Anyhoo thank you for reading and I hope you enjoy this vegan pao de queijo recipe. If you are looking for more easy simple vegan snacks and family recipes be sure to check out these:

And for more pantry-friendly recipes make sure to check out this post 13 vegan pantry recipes with 10 ingredients or less!

Vegan pao de queijo, Brazilian cheese breads

Bring a bit of Brazil to your home with this easy guide on how to make delicious Brazilian cheese breads! Naturtally gluten free and made vegan with a simple swap. Follow the steps and you'll be enjoying traditional dishes from South America in no time, and have a perfect snack to share.Kid approved, comforting and delciious.
5 from 12 votes
Prep Time 20 mins
Cook Time 30 mins
Total Time 50 mins
Course Appetizer, Snack
Cuisine Gluten-free, Vegan
Servings 16 balls
Calories 147 kcal


  • 2 cups tapioca flour
  • 1/2 cup water
  • 1/4 cup plant milk
  • 1/3 cup olive oil
  • 1 tsp salt
  • 1/2 cup cooked russets or white potato ( about 2 small potatoes peeled and diced)**
  • 1/4 cup vegan hard cheese **best cheese is a hard fermented cashew style. DO NOT use a vegan cheese meant that is meant to melt (like shredded cheddar) OR skip using cheese and use 3/4 cups of mashed potato.
  • 4 tbsp nutritional yeast
  • 1 tsp garlic powder


  • Preheat oven to 350 degrees. Then to a glass bowl add the tapioca flour.
  • To a small saucepan add the water, oil, plant milk and salt (dont forget the salt!). Bring to a gentle boil then remove and pour over the tapioca flour. Use a wooden spoon to mix until it forms a stretch dough. If the dough is not to hot you can use your hands to kneed it gently.
  • Let it rest for 10 minutes.
  • Meanwhile, boil your peeled and diced potates until fork tender. Then use a ricer or fork to mask them.
  • Add the mashed or riced potatoes, vegan cheese, nutritional yeast and garlic powder to the tapioca dough. Using you hands knead the dough for a few minutes until it all comes together. You want a stretchy dough that doesn't stick to your hands.
    * if it is sticky add more taopioca flour
  • Now divide the dough into 16 pieces and form into balls. You can make smaller balls if you like but the traditonal size is a golf ball size. Then transfer the balls to a lined and oiled baking sheet and bake for 30 minutes.

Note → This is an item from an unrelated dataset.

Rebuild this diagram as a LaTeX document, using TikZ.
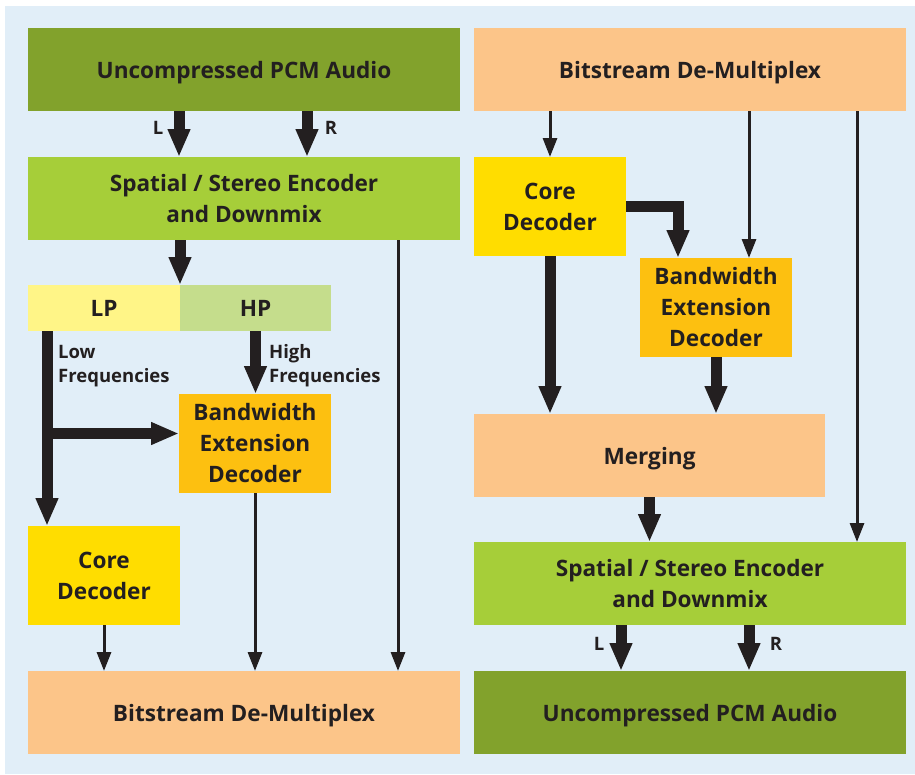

** if you don’t have vegan cheese you can use 3/4 cups of the potato plus 1 more tbsp of the nutritional yeast instead.
**** MAKE SURE YOU ARE USING A HARD CHEESE (see cheese section in post). The recipe will not turn out if you use a vegan cheese meant to melt.
Keyword easy appetizer, easy snack recipe, vegan appetizer, vegan gluten free snack, vegan snack


  1. Lauren

    Those are incredible!! <3

  2. Looks so cheesy and delicious, love it! 😀

  3. Stephany

    Can you sub tapioca flour for anything else? I have chickpea and all purpose flour on hand.

    • No unfortunately that is the main ingredient so it’s necessary. It’s what helps give it that stretchy gooey texture.

  4. Claire

    Can I use my own home made cashew cheese? I make it with tapioca flour also.

    • I don’t see why not. The texture may vary slightly but try it!! I bet it would be fine. Let me know if you do as I’m curious now 😊

  5. JJ

    What are some examples of vegan soft cheese? Brand? Thx

    • Yes! I updated the blog post to include more information on this. The best results will come from hard cheese, like a fermented cashew style cheese. Anything that is not meant to melt.

  6. Kimber

    For the soft cashew cheese, do you use a commercially available product? If so, can you suggest some brands?

    • Yes! I love the brand by cuclcherd (pictured and linked above). they are local to Toronto but anything similar will do. I actually changed the recipe to say hard cheese. Anything that is not meant to melt. The best results are from a fermented cashew style cheese

  7. Rikka

    Do you have a vegan cheese you’d recommend?

    • Yes! I love the one by cuclcherd (pictured and linked above) but you can use any hard vegan cheese. the best results are from a fermented cashew style cheese

  8. Kayla

    Is their a certain vegan cheese brand you use or recommend? There are so many options I never know which one is best.

    • Yes! I love the one by cuclcherd (pictured and linked above) but you can use any hard vegan cheese. the best results are from a fermented cashew style cheese.

  9. Mc

    Can I use just cheese instead of potato or is the potato necessary?

    • If you are making these with a soft cheese you can just add that and not the potato. However, you must use soft cheese so that it doesn’t come out gooey.

  10. Alexis

    How gooey is the inside supposed to be? I cooked mine for 45 min and the inside still seems undone, not sure if thats what they are supposed to be like

    • It will be gooey but should not taste undercooked. Make sure your batter is not to runny prior to baking these.

  11. Michelle

    Can this recipe be frozen before being baked? I would like to keep a stash of these and bake as needed.

    • I have not tried that myself yet but this is a great question. I will make a batch to freeze and update the post. If you have tried it I would love to hear your feedback :0)

  12. ern

    Have you tried freezing these, either the unbaked dough or the baked balls?